Em anos recentes, as fundações se tornaram um esteio, garantindo recursos a projetos de interesse regional e nacional e firmando parcerias para o cofinanciamento de programas. Um exemplo dessa relação de parceria são os Institutos Nacionais de Ciência e Tecnologia (INCTs), programa conjunto das FAPs e do governo federal. No novo edital dos INCTs de 2014, foram aprovadas 101 redes de pesquisa em 16 estados. “Nos momentos em que os repasses dos recursos das agências federais, sobretudo do CNPq, foram muito reduzidos, os pesquisadores contaram preponderantemente com o financiamento das fundações estaduais”, diz Zaira Turchi.
Podcast: Luiz Davidovich
A discussão sobre como melhorar a qualidade dos gastos vem ganhando corpo. “Falta uma política de ciência e tecnologia e de desenvolvimento que indique áreas prioritárias para os investimentos.

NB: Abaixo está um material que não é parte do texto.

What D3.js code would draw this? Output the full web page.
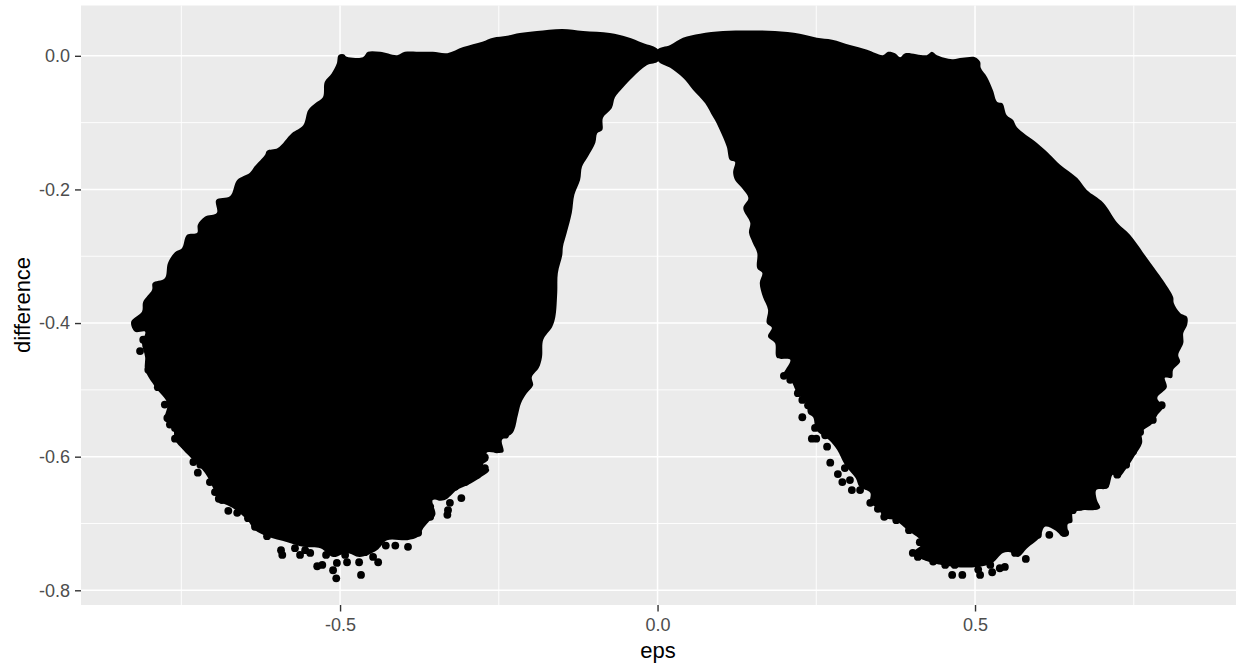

O Brasil, em vez disso, elaborou longas listas de desejos envolvendo todas as áreas do saber nos últimos 20 anos”, avalia Hernan Chaimovich. “Países que estabeleceram metas e prioridades conseguiram alavancar recursos.” Luiz Eugênio Mello também critica a dificuldade de trabalhar com prioridades. “No Brasil há uma tendência de pulverizar investimentos e atender muita gente ao mesmo tempo. Em certas situações, o país precisa de poucos grupos bem financiados para competir com os melhores do mundo.”
Para Fernanda de Negri, do Ipea, a ciência brasileira precisa ser mais ambiciosa. “Em países como os Estados Unidos, o financiamento à pesquisa é tremendamente competitivo, com um componente de avaliação muito forte. Isso ainda é raro no Brasil e deveria mudar se quisermos fazer uma ciência de mais qualidade”, afirma. Embora concorde que é preciso atrair recursos privados, ela ressalta que, em países desenvolvidos, cabe ao Estado patrocinar o quinhão principal do financiamento à ciência. “São investimentos de alto risco e em pesquisa básica, e em lugar nenhum do mundo o setor privado dá conta disso.”